WARF v. Apple Inc.

October 23, 2018

Wisconsin Alumni Research Foundation v. Apple Inc.

2017-2265, 2017-2380

Decided: September 28, 2018

 

Case Summary

 

Computer programs include lists of instructions that are written in “program order”—and the instructions are typically executed in that order. In some cases, a program’s performance may be improved by running its instructions out of order. But this may also cause problems, such as when an instruction later in the program depends on a calculation made by an earlier instruction.

 

The Wisconsin Alumni Research Foundation owns U.S. Patent No. 5,781,752, which covers specific techniques for running programs out of order. Although the claimed methods are complex, the key dispute in WARF’s suit against Apple relates to a claim limitation in which a prediction is made as to whether—when a “particular” load instruction is executed out of program order—problems will arise because that “particular” instruction depends on calculations from another instruction that has not yet been executed.

 

The District Court ruled that the claimed “particular” load instruction should be construed to cover only a single, identified load instruction. Although Apple showed at trial that its accused method associates predictions with groups of load instructions (not a “particular” or single load instruction) the Wisconsin jury found infringement, and awarded WARF more than $200 million in damages.
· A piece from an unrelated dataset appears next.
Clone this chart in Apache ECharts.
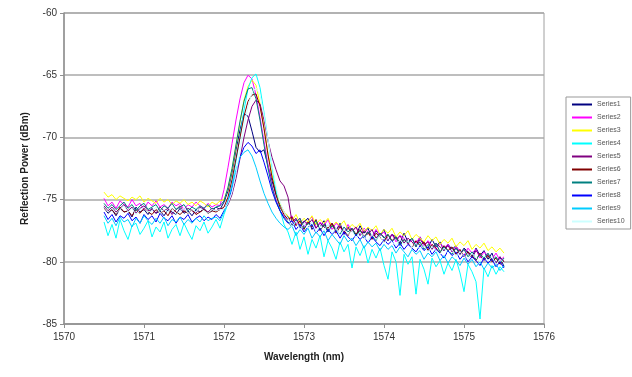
<!DOCTYPE html>
<html><head><meta charset="utf-8">
<script src="https://cdn.jsdelivr.net/npm/echarts@6/dist/echarts.min.js"></script>
<style>html,body{margin:0;padding:0;background:#fff}#c{width:632px;height:377px}</style>
</head><body><div id="c"></div>
<script>
var wavelength = [1570.5,1570.55,1570.6,1570.65,1570.7,1570.75,1570.8,1570.85,1570.9,1570.95,
1571,1571.05,1571.1,1571.15,1571.2,1571.25,1571.3,1571.35,1571.4,1571.45,
1571.5,1571.55,1571.6,1571.65,1571.7,1571.75,1571.8,1571.85,1571.9,1571.95,
1572,1572.05,1572.1,1572.15,1572.2,1572.25,1572.3,1572.35,1572.4,1572.45,
1572.5,1572.55,1572.6,1572.65,1572.7,1572.75,1572.8,1572.85,1572.9,1572.95,
1573,1573.05,1573.1,1573.15,1573.2,1573.25,1573.3,1573.35,1573.4,1573.45,
1573.5,1573.55,1573.6,1573.65,1573.7,1573.75,1573.8,1573.85,1573.9,1573.95,
1574,1574.05,1574.1,1574.15,1574.2,1574.25,1574.3,1574.35,1574.4,1574.45,
1574.5,1574.55,1574.6,1574.65,1574.7,1574.75,1574.8,1574.85,1574.9,1574.95,
1575,1575.05,1575.1,1575.15,1575.2,1575.25,1575.3,1575.35,1575.4,1575.45,1575.5];

var seriesNames = ['Series1','Series2','Series3','Series4','Series5','Series6','Series7','Series8','Series9','Series10'];
var seriesColors = ['#000080','#FF00FF','#FFFF00','#00FFFF','#800080','#800000','#008080','#0000FF','#00CCFF','#CCFFFF'];

var series1 = [-75.6,-76.1,-75.8,-76.3,-75.7,-76.0,-75.9,-76.4,-75.6,-76.0,-75.8,-76.2,-75.7,-76.1,-75.9,-76.3,-75.8,-76.0,-76.2,-75.7,-76.1,-75.9,-76.3,-75.8,-76.0,-75.7,-76.1,-75.9,-75.6,-75.8,
-75.2,-74.3,-72.8,-71.0,-69.4,-68.1,-68.3,
-69.5,-70.8,-71.2,-71.0,-72.3,-73.5,-74.6,-75.4,-76.0,-76.4,
-77.1,-76.6,-77.3,-76.8,-76.5,-77.4,-76.9,-77.2,-76.7,
-77.6,-77.0,-77.5,-76.9,-77.8,-77.2,-77.4,-77.9,-77.1,-77.7,
-77.3,-78.1,-77.5,-77.9,-77.4,-78.3,-77.8,-78.0,-78.5,-77.7,
-78.4,-78.1,-78.7,-78.0,-78.6,-78.9,-78.2,-78.8,-78.4,-79.1,
-78.6,-79.0,-78.7,-79.4,-78.9,-79.2,-79.6,-78.9,-79.5,-79.1,
-79.8,-79.3,-80.2,-79.6,-80.4];
var series2 = [-74.9,-75.5,-75.2,-75.7,-75.1,-75.4,-75.6,-75.0,-75.5,-75.3,
-75.8,-75.2,-75.5,-75.1,-75.6,-75.4,-75.7,-75.2,-75.5,-75.3,
-75.8,-75.4,-75.6,-75.2,-75.5,-75.7,-75.3,-75.6,-75.4,-75.5,
-74.2,-72.4,-70.5,-68.6,-66.9,-65.6,-65.0,
-65.3,-66.6,-68.4,-70.3,-72.2,-73.9,-75.0,-75.9,-76.3,-76.6,
-76.3,-77.0,-76.5,-77.2,-76.7,-76.4,-77.3,-76.8,-77.1,
-76.6,-77.4,-76.9,-77.2,-77.7,-77.0,-77.5,-77.2,-77.8,-77.3,
-77.6,-78.0,-77.4,-77.9,-77.6,-78.2,-77.8,-78.4,-77.9,-78.1,
-78.6,-78.2,-78.5,-78.0,-78.8,-78.3,-78.7,-79.0,-78.5,-78.9,
-78.6,-79.2,-78.8,-79.1,-79.5,-78.9,-79.3,-79.0,-79.7,-79.2,
-79.5,-79.8,-79.3,-79.9,-79.6];
var series3 = [-74.4,-74.8,-74.6,-75.0,-74.7,-74.9,-75.1,-74.8,-75.0,-74.7,
-75.2,-74.9,-75.1,-75.3,-74.9,-75.2,-75.0,-75.4,-75.1,-75.3,
-75.0,-75.4,-75.2,-75.5,-75.1,-75.3,-75.6,-75.2,-75.4,-75.1,
-75.0,-74.1,-72.6,-70.7,-68.8,-67.0,-65.9,
-65.4,-65.8,-67.3,-69.2,-71.3,-73.0,-74.4,-75.3,-76.0,-76.3,
-76.7,-76.2,-76.9,-76.5,-76.8,-76.3,-77.0,-76.6,-76.9,
-76.5,-77.2,-76.8,-77.1,-76.7,-77.4,-77.0,-77.3,-76.9,-77.6,
-77.2,-77.5,-77.1,-77.8,-77.4,-77.7,-77.3,-78.0,-77.6,-77.9,
-77.5,-78.2,-77.8,-78.1,-78.4,-77.9,-78.3,-78.0,-78.6,-78.2,
-78.5,-78.1,-78.8,-78.4,-78.7,-78.3,-79.0,-78.6,-78.9,-78.5,
-79.1,-78.8,-79.2,-78.9,-79.3];
var series4 = [-76.8,-77.9,-77.0,-78.1,-76.6,-77.5,-78.2,-77.1,-76.9,-77.8,
-77.3,-76.7,-78.0,-77.2,-77.6,-76.8,-78.1,-77.4,-77.0,-77.9,
-76.9,-77.6,-78.2,-77.1,-77.5,-76.8,-77.7,-77.2,-76.6,-77.3,
-76.2,-75.3,-73.8,-71.9,-69.9,-67.8,-66.1,
-65.2,-64.9,-66.0,-68.0,-70.2,-72.4,-74.3,-75.8,-77.0,-77.6,
-78.6,-77.6,-79.0,-78.0,-79.4,-78.2,-78.9,-77.9,-79.6,
-78.3,-78.9,-79.8,-78.4,-79.2,-78.6,-80.5,-78.8,-79.5,-78.7,
-80.1,-79.0,-79.7,-78.9,-80.3,-81.4,-79.2,-80.0,-82.7,-79.4,
-80.2,-79.6,-82.6,-79.8,-80.6,-81.8,-79.7,-80.4,-79.9,-81.0,
-80.1,-80.7,-79.8,-80.9,-82.4,-80.2,-80.8,-81.6,-84.6,-80.5,
-81.2,-80.3,-81.0,-80.4,-80.8];
var series5 = [-75.5,-75.9,-75.6,-76.0,-75.7,-75.4,-75.9,-75.6,-76.1,-75.7,
-75.5,-75.9,-75.8,-76.1,-75.6,-75.9,-75.7,-76.2,-75.8,-75.5,
-76.0,-75.7,-75.9,-76.1,-75.6,-75.8,-76.0,-75.7,-75.9,-75.7,
-75.8,-75.4,-74.6,-73.3,-71.7,-70.0,-68.6,
-67.5,-67.0,-67.3,-68.6,-70.3,-71.6,-72.6,-73.5,-73.9,-74.8,
-76.8,-76.5,-77.1,-76.7,-77.0,-76.6,-77.3,-76.9,-77.2,
-77.5,-76.9,-77.4,-77.1,-77.7,-77.3,-77.6,-77.2,-77.9,-77.5,
-77.8,-77.4,-78.1,-77.7,-78.0,-78.3,-77.8,-78.2,-77.9,-78.5,
-78.1,-78.4,-78.8,-78.2,-78.6,-78.4,-79.0,-78.5,-78.8,-79.1,
-78.7,-79.2,-78.9,-79.4,-79.0,-79.3,-79.7,-79.1,-79.5,-79.9,
-79.4,-79.8,-80.1,-79.6,-80.0];
var series6 = [-75.7,-76.0,-75.8,-76.2,-75.6,-76.0,-75.9,-76.3,-75.8,-76.1,
-75.7,-76.0,-76.2,-75.8,-76.1,-75.9,-76.3,-75.7,-76.0,-76.2,
-75.9,-76.1,-75.8,-76.2,-76.0,-75.8,-76.1,-75.9,-76.0,-75.8,
-75.6,-74.8,-73.4,-71.7,-70.0,-68.3,-67.1,
-66.6,-66.5,-67.5,-69.3,-71.4,-73.2,-74.6,-75.6,-76.2,-76.6,
-76.4,-77.1,-76.7,-77.4,-76.8,-77.2,-76.6,-77.5,-77.0,
-77.3,-76.9,-77.7,-77.2,-77.5,-77.9,-77.3,-77.8,-77.4,-78.0,
-77.6,-78.2,-77.7,-78.0,-78.4,-77.8,-78.3,-78.0,-78.6,-78.2,
-78.5,-78.9,-78.3,-78.7,-78.4,-79.1,-78.6,-78.9,-79.3,-78.7,
-79.1,-78.8,-79.4,-79.0,-79.6,-79.2,-79.5,-79.9,-79.3,-79.8,
-79.5,-80.0,-79.7,-80.2,-79.9];
var series7 = [-75.3,-75.7,-75.4,-75.8,-75.5,-75.2,-75.7,-75.4,-75.9,-75.5,
-75.3,-75.8,-75.6,-75.4,-75.9,-75.5,-75.7,-75.3,-75.8,-75.6,
-75.4,-75.9,-75.6,-75.8,-75.5,-75.7,-75.4,-75.8,-75.6,-75.5,
-75.1,-74.0,-72.5,-70.6,-68.7,-67.1,-66.1,
-66.0,-66.9,-68.6,-70.6,-72.5,-74.0,-75.1,-75.9,-76.4,-76.8,
-77.2,-76.8,-76.5,-77.3,-76.9,-77.1,-76.7,-77.4,-77.0,
-77.6,-77.1,-77.4,-77.8,-77.2,-77.6,-77.3,-77.9,-77.5,-78.1,
-77.6,-77.9,-78.3,-77.7,-78.1,-77.8,-78.4,-78.0,-78.7,-78.2,
-78.5,-78.1,-78.8,-78.4,-79.0,-78.6,-78.9,-78.5,-79.2,-78.8,
-79.1,-79.4,-78.9,-79.3,-79.0,-79.6,-79.2,-79.8,-79.4,-79.7,
-79.3,-79.9,-79.6,-80.1,-79.7];
var series8 = [-76.0,-76.6,-76.2,-76.8,-76.3,-76.5,-76.1,-76.7,-76.4,-76.9,
-76.2,-76.6,-76.3,-76.8,-76.1,-76.5,-76.7,-76.3,-76.9,-76.4,
-76.6,-76.2,-76.8,-76.5,-76.3,-76.7,-76.4,-76.6,-76.2,-76.5,
-75.9,-75.2,-74.1,-72.8,-71.6,-70.8,-70.4,
-70.7,-71.3,-71.0,-72.0,-73.1,-74.3,-75.2,-75.9,-76.5,-76.9,
-76.7,-77.4,-77.0,-77.6,-77.2,-77.0,-77.7,-77.3,-77.9,
-77.4,-77.8,-77.5,-78.1,-77.6,-78.0,-78.3,-77.8,-78.2,-77.9,
-78.5,-78.0,-78.4,-78.7,-78.2,-78.6,-78.3,-78.9,-78.5,-79.0,
-78.6,-78.9,-79.2,-78.7,-79.1,-78.8,-79.4,-79.0,-79.3,-79.7,
-79.1,-79.5,-79.2,-79.8,-79.4,-80.0,-79.6,-79.9,-80.3,-79.7,
-80.1,-79.8,-80.4,-80.0,-80.5];
var series9 = [-76.3,-76.9,-76.5,-77.1,-76.4,-76.8,-76.6,-77.2,-76.5,-76.9,
-76.3,-76.7,-77.0,-76.5,-76.9,-76.4,-77.1,-76.6,-76.8,-76.4,
-77.0,-76.6,-76.9,-76.5,-76.8,-76.3,-76.7,-76.5,-76.4,-76.7,
-76.0,-75.1,-73.9,-72.6,-71.6,-71.2,-71.0,
-71.5,-72.4,-73.5,-74.5,-75.3,-76.0,-76.5,-76.9,-77.2,-77.4,
-77.1,-77.9,-77.4,-77.8,-77.3,-78.1,-77.6,-78.0,-77.5,
-78.3,-77.8,-78.2,-78.6,-77.9,-78.4,-78.1,-78.7,-78.2,-78.9,
-78.4,-78.8,-78.5,-79.1,-78.6,-79.0,-78.7,-79.3,-78.8,-79.2,
-79.6,-79.0,-79.4,-79.1,-79.8,-79.3,-79.6,-79.2,-79.9,-79.5,
-80.1,-79.6,-79.9,-80.3,-79.7,-80.2,-79.8,-80.4,-80.0,-80.6,
-80.1,-80.5,-80.2,-80.7,-80.3];
var series10 = [-75.6,-76.0,-75.7,-76.1,-75.8,-75.5,-76.0,-75.7,-76.2,-75.8,
-75.6,-76.0,-75.9,-75.6,-76.1,-75.8,-76.0,-75.7,-76.2,-75.9,
-75.7,-76.1,-75.8,-76.0,-75.7,-75.9,-76.1,-75.8,-75.9,-75.8,
-75.8,-75.3,-74.4,-72.9,-71.0,-69.1,-67.5,
-66.4,-66.0,-66.6,-68.2,-70.2,-72.2,-73.9,-75.2,-76.0,-76.5,
-77.2,-76.7,-77.4,-76.9,-77.3,-76.8,-77.6,-77.1,-77.5,
-77.0,-77.7,-77.3,-77.9,-77.4,-77.8,-77.5,-78.1,-77.6,-78.0,
-78.3,-77.8,-78.2,-77.9,-78.5,-78.1,-78.4,-78.7,-78.2,-78.6,
-78.3,-78.9,-78.5,-79.0,-78.7,-79.2,-78.8,-79.1,-79.4,-78.9,
-79.3,-79.0,-79.6,-79.2,-79.5,-79.8,-79.3,-79.7,-80.0,-79.5,
-79.9,-79.6,-80.2,-79.8,-80.1];

var allSeries = [series1,series2,series3,series4,series5,series6,series7,series8,series9,series10];

var chart = echarts.init(document.getElementById('c'), null, {renderer:'canvas'});
var font = 'Liberation Sans, Arial, sans-serif';
var seriesOpts = allSeries.map(function(vals, k){
  return {
    name: seriesNames[k], type: 'line', showSymbol: false, symbol: 'none',
    animation: false,
    lineStyle: {color: seriesColors[k], width: 1},
    itemStyle: {color: seriesColors[k]},
    data: vals.map(function(v, i){ return [wavelength[i], v]; })
  };
});
chart.setOption({
  backgroundColor: '#fff',
  animation: false,
  grid: {left: 64, right: 88, top: 13, bottom: 53, show: true, borderColor: '#a0a0a0', borderWidth: 1},
  legend: {
    orient: 'vertical', left: 566, top: 97, width: 60,
    padding: [4, 6, 4, 6], itemGap: 6,
    borderColor: '#999', borderWidth: 1,
    itemWidth: 20, itemHeight: 2, icon: 'rect',
    textStyle: {fontSize: 7, color: '#555', fontFamily: font},
    data: seriesNames
  },
  xAxis: {
    type: 'value', min: 1570, max: 1576, interval: 1,
    name: 'Wavelength (nm)', nameLocation: 'middle', nameGap: 28,
    nameTextStyle: {fontSize: 10, fontWeight: 'bold', color: '#222', fontFamily: font},
    axisLine: {onZero: false, lineStyle: {color: '#909090', width: 1.5}},
    axisTick: {show: true, length: 4, lineStyle: {color: '#909090'}},
    axisLabel: {fontSize: 10, color: '#333', fontFamily: font, margin: 8,
      formatter: function(v){ return String(v); }},
    splitLine: {show: false}
  },
  yAxis: {
    type: 'value', min: -85, max: -60, interval: 5,
    name: 'Reflection Power (dBm)', nameLocation: 'middle', nameGap: 34, nameRotate: 90,
    nameTextStyle: {fontSize: 10, fontWeight: 'bold', color: '#222', fontFamily: font},
    axisLine: {show: true, onZero: false, lineStyle: {color: '#909090', width: 1.5}},
    axisTick: {show: true, length: 4, lineStyle: {color: '#909090'}},
    axisLabel: {fontSize: 10, color: '#333', fontFamily: font, margin: 7},
    splitLine: {show: true, lineStyle: {color: '#a8a8a8', width: 1.5}}
  },
  series: seriesOpts
});
</script></body></html>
The jury also rejected Apple’s effort to invalidate the asserted claims; and the trial judge denied Apple’s post-trial motions to overturn the jury’s findings. 

 

In reversing the infringement verdict, the United States Court of Appeals for the Federal Circuit explained that the claim language referring to a prediction associated with a “particular” load instruction means that the prediction must be associated with a single load instruction. A prediction that is associated with more than one load instruction—as is the case in Apple’s accused method—does not meet this limitation; therefore, the jury’s verdict was not supported by substantial evidence.

 

The panel then turned to Apple’s invalidity argument; the key issue here relates to the nature of the predictions made in the asserted method claims:  WARF argued that the predictions were “dynamic” in the sense that after the claimed prediction (as to whether out of order execution of a particular load instruction will create data dependency problems), events that take place later in the program’s execution must be used to “update” that prediction. The patent owner also said that although Apple’s asserted prior art reference made data dependency predictions, these predictions were never updated.

 

The Federal Circuit agreed with WARF, noting that all of the disclosed embodiments in the asserted patent described “dynamic” predictions that are capable of receiving updates. And because Apple’s prior art reference only described predictions that were not capable of receiving updates, the panel affirmed the lower court’s validity ruling.